Second, technology innovation remains a weak area for local SMEs, especially small enterprises where technological advancement severely lags. Initiatives supporting research and development can incentivize SMEs to adopt innovative technologies, enhancing productivity, competitiveness, and market expansion.
Consequently, in January 2023 news broke regarding collaboration between Pakistan and China to establish a semiconductor zone in Pakistan, aimed at boosting the chip manufacturing sector. But there have been no recent updates.
The initiative was propelled by the realization that Pakistan relies heavily on imported semiconductor chips, which were affected by the global shortage induced by the pandemic. Efforts were made to bridge the gap, including initiatives by companies like Rapid Silicon and government funding for chip design centers in universities. The Special Technology Zones Authority (STZA) has been engaged in strategic cooperation with Chinese counterparts, given China’s significant position in hardware component manufacturing. However, recent updates have not specified further developments or progress on this collaboration.
Furthermore, small-scale semiconductor firms can benefit from the National Aerospace Science and Technology Park (NASTP) Karachi by gaining access to state-of-the-art facilities and research infrastructure. NASTP is creating a technology ecosystem by facilitating start-ups and SMEs through its techno-parks development.
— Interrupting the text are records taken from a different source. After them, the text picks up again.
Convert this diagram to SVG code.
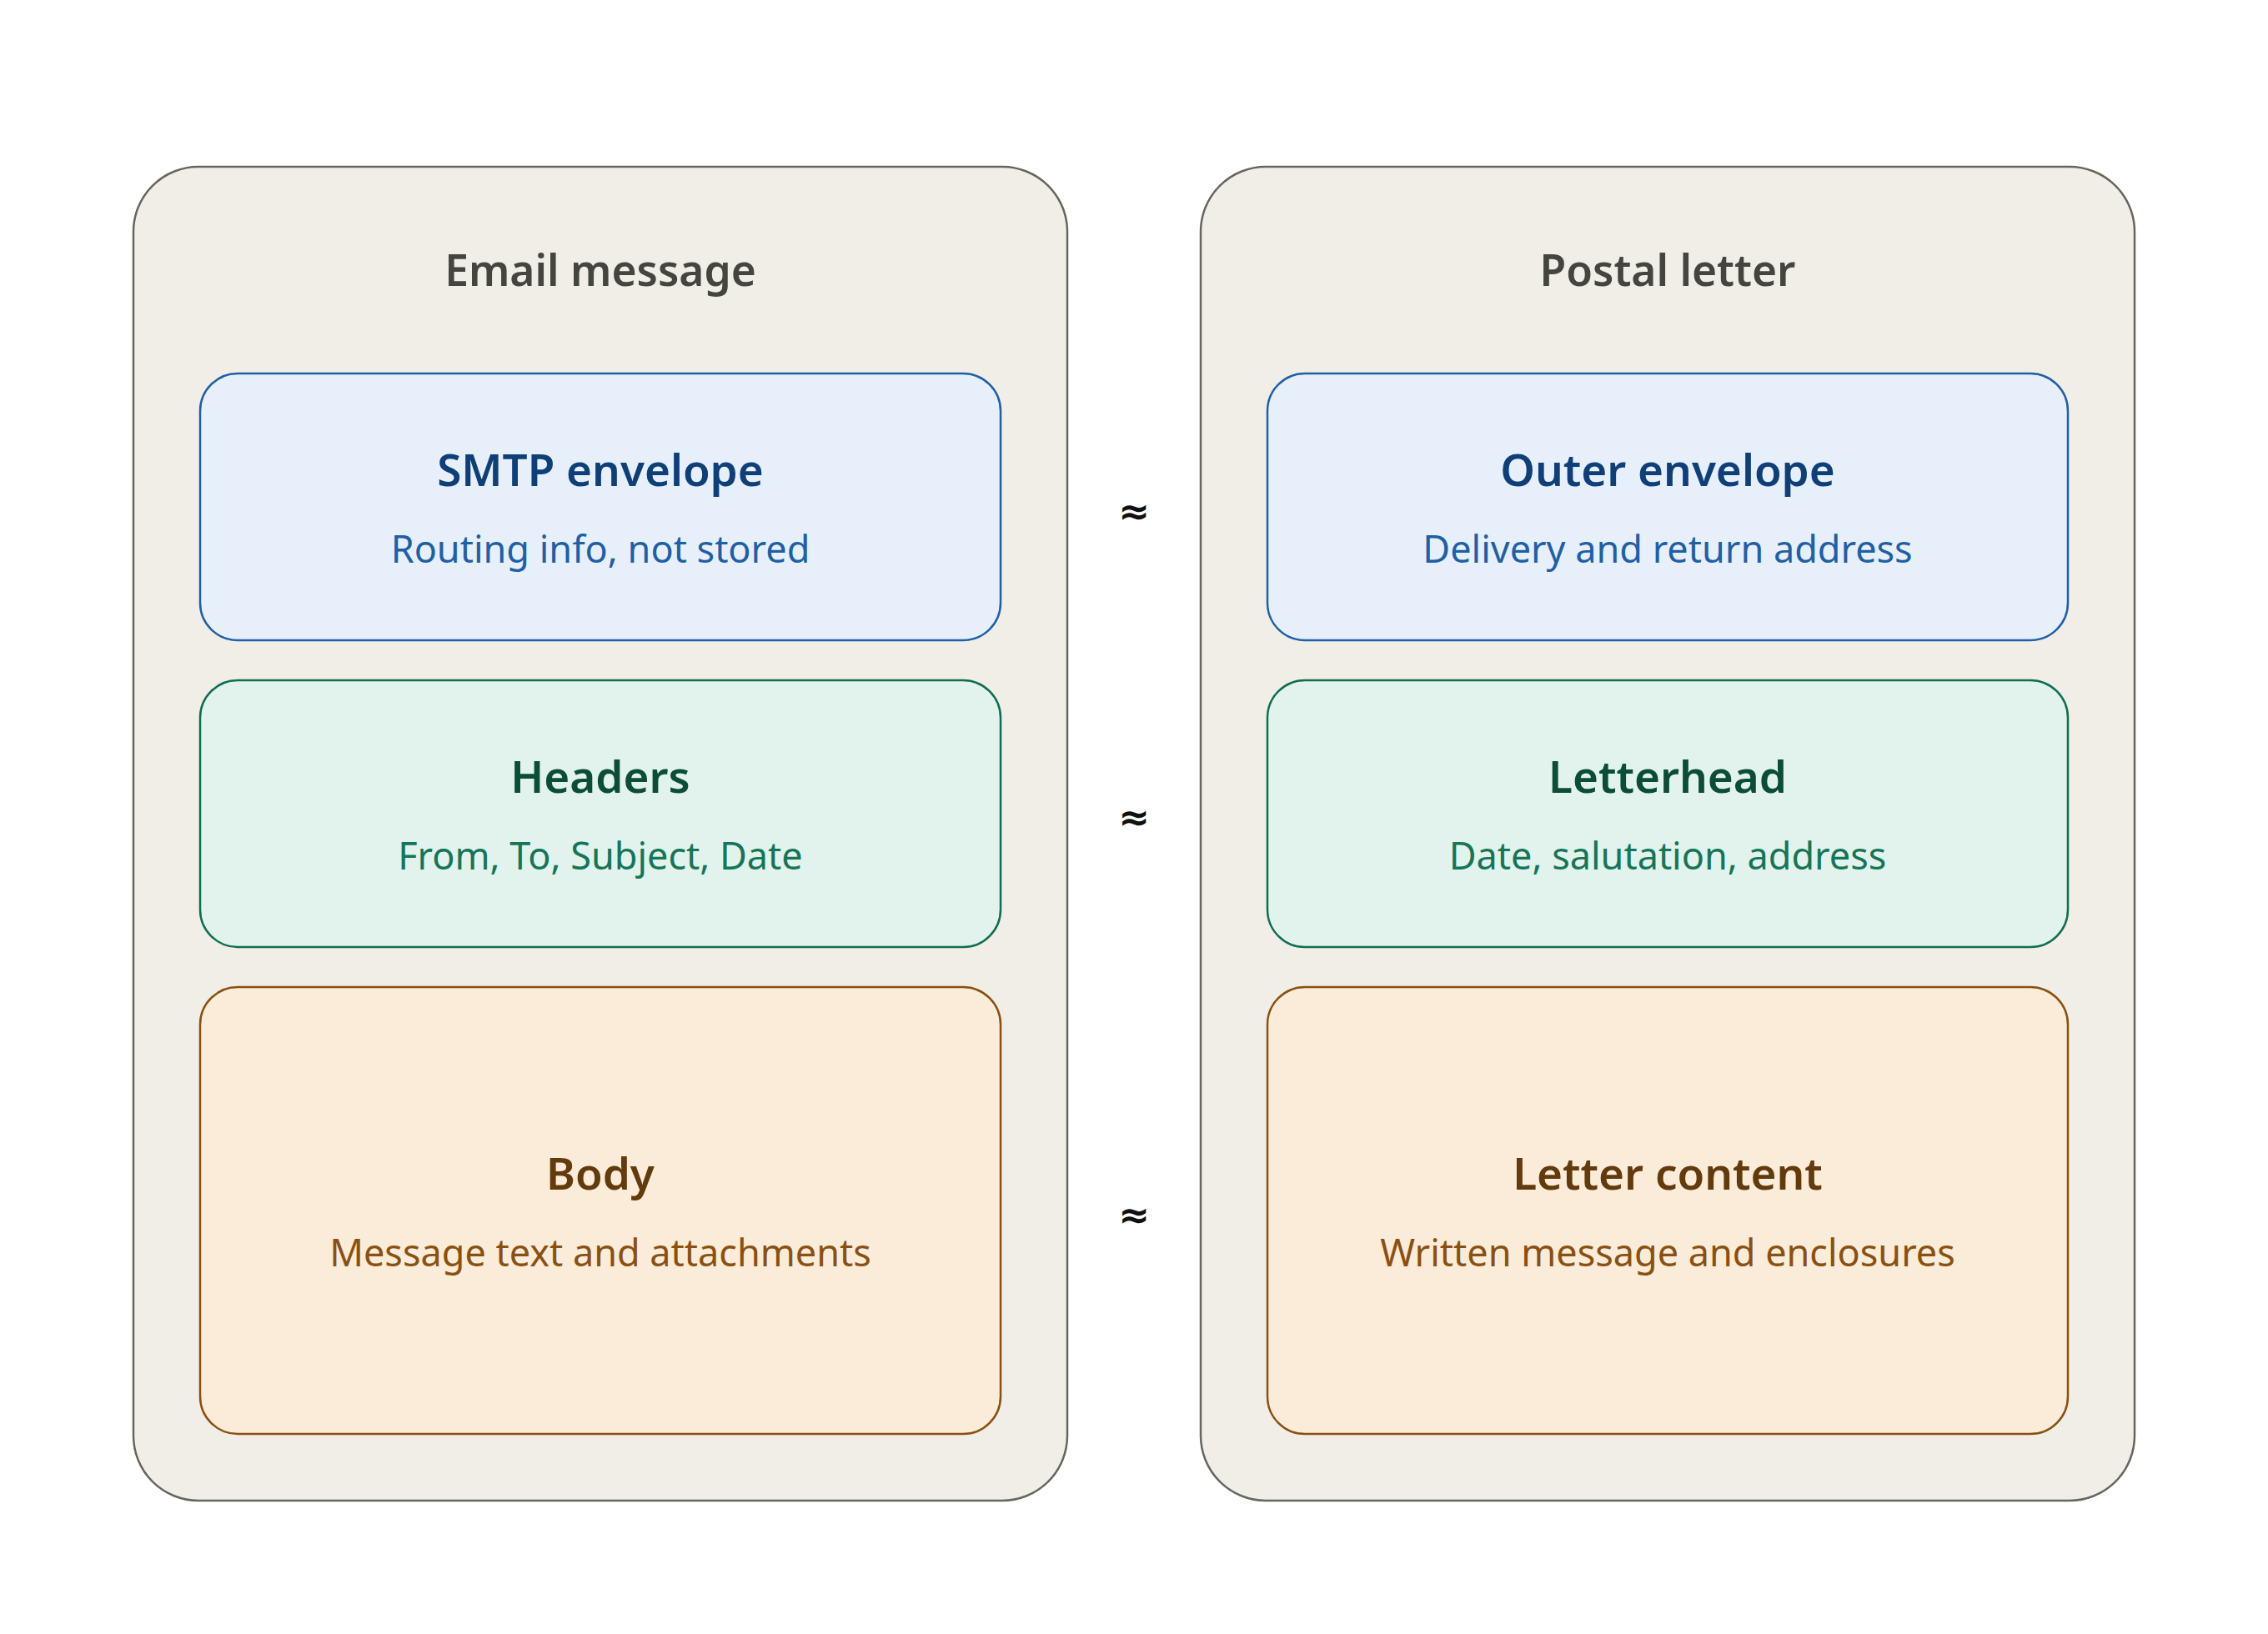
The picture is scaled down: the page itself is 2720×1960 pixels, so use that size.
<svg xmlns="http://www.w3.org/2000/svg" width="2720" height="1960" viewBox="0 0 2720 1960">
<style>
text{font-family:"Noto Sans","Open Sans","DejaVu Sans",sans-serif;text-anchor:middle}
.outer{fill:#f1eee8;stroke:#66665f;stroke-width:2.5}
.ot{font-size:51.5px;font-weight:600;fill:#45453f}
.nt{font-size:53px;font-weight:600}
.ns{font-size:45px;font-weight:400}
.blue rect{fill:#e7f0fa;stroke:#1f5fa8;stroke-width:2.5}
.blue .nt{fill:#0e3f78}.blue .ns{fill:#1f5fa8}
.green rect{fill:#e2f3ed;stroke:#0f6e50;stroke-width:2.5}
.green .nt{fill:#0b4d36}.green .ns{fill:#147656}
.orange rect{fill:#faecd9;stroke:#8a5010;stroke-width:2.5}
.orange .nt{fill:#633a0b}.orange .ns{fill:#8a5010}
.approx{font-family:"DejaVu Sans",sans-serif;font-size:45px;font-weight:700;fill:#111}
</style>
<rect width="2720" height="1960" fill="#ffffff"/>
<g id="email">
<rect class="outer" x="160" y="200" width="1120" height="1600" rx="78"/>
<text class="ot" x="720" y="343">Email message</text>
</g>
<g id="postal">
<rect class="outer" x="1440" y="200" width="1120" height="1600" rx="78"/>
<text class="ot" x="2000" y="343">Postal letter</text>
</g>
<g id="smtp" class="blue">
<rect x="240" y="448" width="960" height="320" rx="45"/>
<text class="nt" x="720" y="583">SMTP envelope</text>
<text class="ns" x="720" y="675">Routing info, not stored</text>
</g>
<g id="headers" class="green">
<rect x="240" y="816" width="960" height="320" rx="45"/>
<text class="nt" x="720" y="951">Headers</text>
<text class="ns" x="720" y="1043">From, To, Subject, Date</text>
</g>
<g id="body" class="orange">
<rect x="240" y="1184" width="960" height="536" rx="45"/>
<text class="nt" x="720" y="1427">Body</text>
<text class="ns" x="720" y="1519">Message text and attachments</text>
</g>
<g id="outer-envelope" class="blue">
<rect x="1520" y="448" width="960" height="320" rx="45"/>
<text class="nt" x="2000" y="583">Outer envelope</text>
<text class="ns" x="2000" y="675">Delivery and return address</text>
</g>
<g id="letterhead" class="green">
<rect x="1520" y="816" width="960" height="320" rx="45"/>
<text class="nt" x="2000" y="951">Letterhead</text>
<text class="ns" x="2000" y="1043">Date, salutation, address</text>
</g>
<g id="letter-content" class="orange">
<rect x="1520" y="1184" width="960" height="536" rx="45"/>
<text class="nt" x="2000" y="1427">Letter content</text>
<text class="ns" x="2000" y="1519">Written message and enclosures</text>
</g>
<g id="connectors">
<text class="approx" x="1360" y="629">≈</text>
<text class="approx" x="1360" y="996">≈</text>
<text class="approx" x="1360" y="1473">≈</text>
</g>
</svg>
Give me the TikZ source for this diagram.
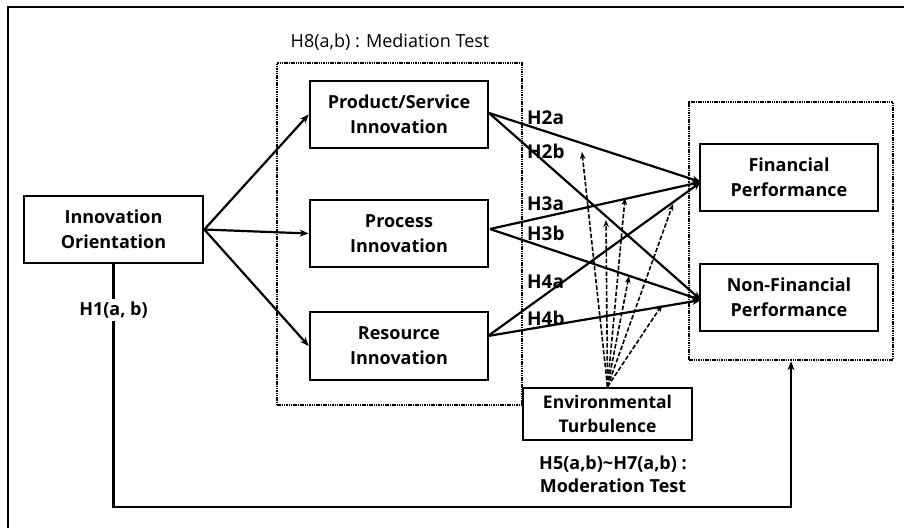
\documentclass[tikz,border=0pt]{standalone}
\usepackage{fontspec}
\setmainfont{Open Sans}
\usetikzlibrary{arrows.meta,calc}
\begin{document}
\begin{tikzpicture}[x=1pt,y=-1pt,
  box/.style={draw,line width=2.6pt,minimum width=178pt,minimum height=67pt,align=center,font=\fontsize{18}{25}\selectfont\bfseries,inner sep=0pt},
  dotbox/.style={draw,line width=2.4pt,dash pattern=on 1.5pt off 0.8pt,inner sep=0pt},
  arr/.style={line width=2.2pt,-{Stealth[length=9pt,width=7pt]}},
  darr/.style={line width=1.6pt,dash pattern=on 4.5pt off 2pt,-{Stealth[length=7pt,width=5.5pt]}},
  hlab/.style={font=\fontsize{19}{22}\selectfont\bfseries,anchor=west,inner sep=0pt},
  plab/.style={font=\fontsize{18}{23}\selectfont\bfseries,align=center,inner sep=1pt}]
\useasboundingbox (0,0) rectangle (904,528);
\fill[white] (0,0) rectangle (904,528);
% outer frame
\draw[line width=1.8pt] (8,528) -- (8,7) -- (904,7);
% dotted group boxes
\node[dotbox,minimum width=245pt,minimum height=342pt] (med) at (399.5,234) {};
\node[dotbox,minimum width=204pt,minimum height=258pt] (perf) at (791,231) {};
% main boxes
\node[box,minimum width=179pt] (io) at (113.5,229.5) {Innovation\\Orientation};
\node[box] (ps) at (399,114.5) {Product/Service\\Innovation};
\node[box] (pr) at (399,233.5) {Process\\Innovation};
\node[box,minimum height=68pt] (rs) at (399,346) {Resource\\Innovation};
\node[box] (fin) at (789,177.5) {Financial\\Performance};
\node[box] (nf) at (789,297.5) {Non-Financial\\Performance};
\node[box,minimum width=169pt,minimum height=52pt,font=\fontsize{17.5}{24}\selectfont\bfseries] (env) at (607.5,414) {Environmental\\Turbulence};
% labels
\node[font=\fontsize{18}{20}\selectfont,inner sep=0pt] (h8) at (390,42) {H8(a,b) : Mediation Test};
\node[plab] (mod) at (613,474) {H5(a,b)\textasciitilde H7(a,b) :\\Moderation Test};
% targets
\coordinate (ft) at (701,182);
\coordinate (nt) at (701,300);
\coordinate (pss) at (489,113);
\coordinate (prs) at (490,229);
\coordinate (rss) at (488,336);
% IO arrows
\draw[arr] (io.east) -- (ps.west);
\draw[arr] (io.east) -- (pr.west);
\draw[arr] (io.east) -- (rs.west);
% paths to performance
\draw[arr] (pss) -- (ft);
\draw[arr] (pss) -- (nt);
\draw[arr] (prs) -- (ft);
\draw[arr] (prs) -- (nt);
\draw[arr] (rss) -- (ft);
\draw[arr] (rss) -- (nt);
% H labels
\node[hlab] (h2a) at (527,118) {H2a};
\node[hlab] (h2b) at (527,151) {H2b};
\node[hlab] (h3a) at (527,204) {H3a};
\node[hlab] (h3b) at (527,233) {H3b};
\node[hlab] (h4a) at (527,282) {H4a};
\node[hlab] (h4b) at (527,318) {H4b};
% moderation dashed arrows
\coordinate (m1) at (582,152);
\coordinate (m2) at (625,198);
\coordinate (m3) at (606,220);
\coordinate (m4) at (673,204);
\coordinate (m5) at (629,276);
\coordinate (m6) at (662,305);
\foreach \m in {m1,m2,m3,m4,m5,m6}{\draw[darr] (env.north) -- (\m);}
% H1 path
\coordinate (base) at (791,507);
\draw[arr] (io.south) |- (base) -- (perf.south);
\node[fill=white,font=\fontsize{18}{20}\selectfont\bfseries,inner sep=3pt] (h1) at (113.5,310) {H1(a, b)};
\end{tikzpicture}
\end{document}
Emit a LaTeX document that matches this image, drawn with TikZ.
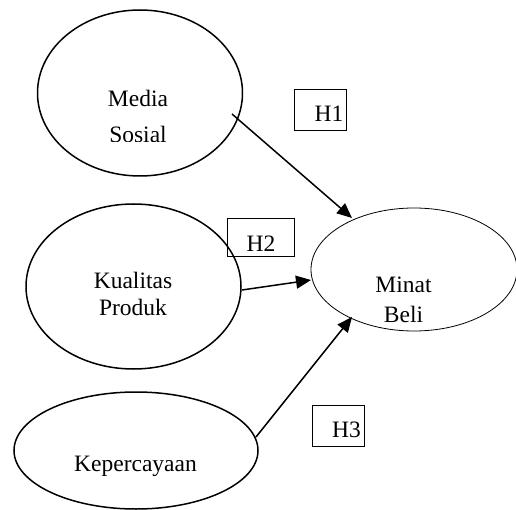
\documentclass[tikz,border=0pt]{standalone}
\usepackage{fontspec}
\setmainfont{Liberation Serif}
\usetikzlibrary{shapes.geometric,arrows.meta}
\tikzset{
  var/.style={ellipse, draw, line width=1.5pt, inner sep=0pt},
  hbox/.style={draw, line width=0.8pt, inner sep=0pt},
  lbl/.style={anchor=base, inner sep=0pt, font=\fontsize{23.5}{28}\selectfont},
  arr/.style={line width=1.5pt, -{Triangle[length=15pt,width=13pt]}}
}
\begin{document}
\begin{tikzpicture}[x=1pt,y=-1pt]
\useasboundingbox (0,0) rectangle (516,510);
% ellipses
\node[var, minimum width=205pt, minimum height=166pt] (ms) at (140,93) {};
\node[var, minimum width=215pt, minimum height=165pt] (kp) at (133.5,286.5) {};
\node[var, minimum width=244pt, minimum height=117pt] (kc) at (136,450.5) {};
\node[ellipse, draw, line width=0.8pt, inner sep=0pt, minimum width=206pt, minimum height=123pt] (mb) at (414,269.5) {};
% texts
\node[lbl] (t1) at (138,107) {Media};
\begin{scope}
\clip (0,0) rectangle (516,141.5);
\node[lbl] (t2) at (138,143) {Sosial};
\end{scope}
\node[lbl] (t3) at (133,288) {Kualitas};
\node[lbl] (t4) at (133,316) {Produk};
\node[lbl] (t5) at (135.5,471) {Kepercayaan};
\node[lbl] (t6) at (403.5,293) {Minat};
\node[lbl] (t7) at (403.5,322) {Beli};
% hypothesis boxes
\node[hbox, minimum width=52pt, minimum height=41pt] (h1) at (320,109.5) {};
\node[hbox, minimum width=67pt, minimum height=38pt] (h2) at (260.5,237) {};
\node[hbox, minimum width=52pt, minimum height=41pt] (h3) at (338,425.5) {};
\node[lbl] (l1) at (329,122) {H1};
\node[lbl] (l2) at (261,252) {H2};
\node[lbl] (l3) at (346.5,437) {H3};
% connectors
\coordinate (s1) at (232,114);
\coordinate (e1) at (352,218);
\coordinate (s2) at (242,290);
\coordinate (e2) at (311,280);
\coordinate (s3) at (256,437);
\coordinate (e3) at (352,317);
\draw[arr] (s1) -- (e1);
\draw[arr] (s2) -- (e2);
\draw[arr] (s3) -- (e3);
\end{tikzpicture}
\end{document}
This initiative provides SMEs in Pakistan’s semiconductor sector with opportunities for collaboration and knowledge exchange fostering innovation and technological advancement.
Third, regulatory hurdles further impede SME growth. Complex business rules and excessive bureaucracy discourage expansion. Pakistan’s low ranking in the World Bank Doing Business Index 2019 underscores the need for reform. Streamlining regulations and implementing a one-window system for bureaucratic procedures can reduce compliance costs and redirect SME focus towards core activities.
Women entrepreneurs represent a crucial segment of the business environment. Despite being fully capable of working, only 21 percent of women in Pakistan participate in the workforce, which is lower than the global average of 39 percent. Enhancing support for female entrepreneurship aligns with Sustainable Development Goal 5, pertaining to gender equality and empowerment, fostering socioeconomic development through education, finance, and formal banking channels. Therefore, to address Pakistan’s distressing labor force participation rate for women, a system that supports female entrepreneurship has to be developed.
Looking at successful models from countries like Malaysia offers several insights. Malaysia’s focus on technology, innovation, and exports, exemplified by initiatives such as the National Entrepreneur SME Development Council and SME Master Plan, is a compelling model. The Master Plan’s diverse funding mechanisms, including venture capital and microfinancing, offer a blueprint for Pakistan to bolster its SME framework.
Implementing a proactive strategic policy for Pakistani SMEs is imperative, as the performance of domestic industries is the biggest advertisement for outsiders to follow suit and invest in the country. Pakistan’s SMEs play a critical role in the economy, but they face significant challenges hindering their growth. Addressing issues such as financial access, technology innovation, regulatory hurdles, and support for women entrepreneurs is essential. By implementing targeted policies and drawing inspiration from successful models like Malaysia, Pakistan can foster a conducive environment for SME development, driving economic growth and prosperity.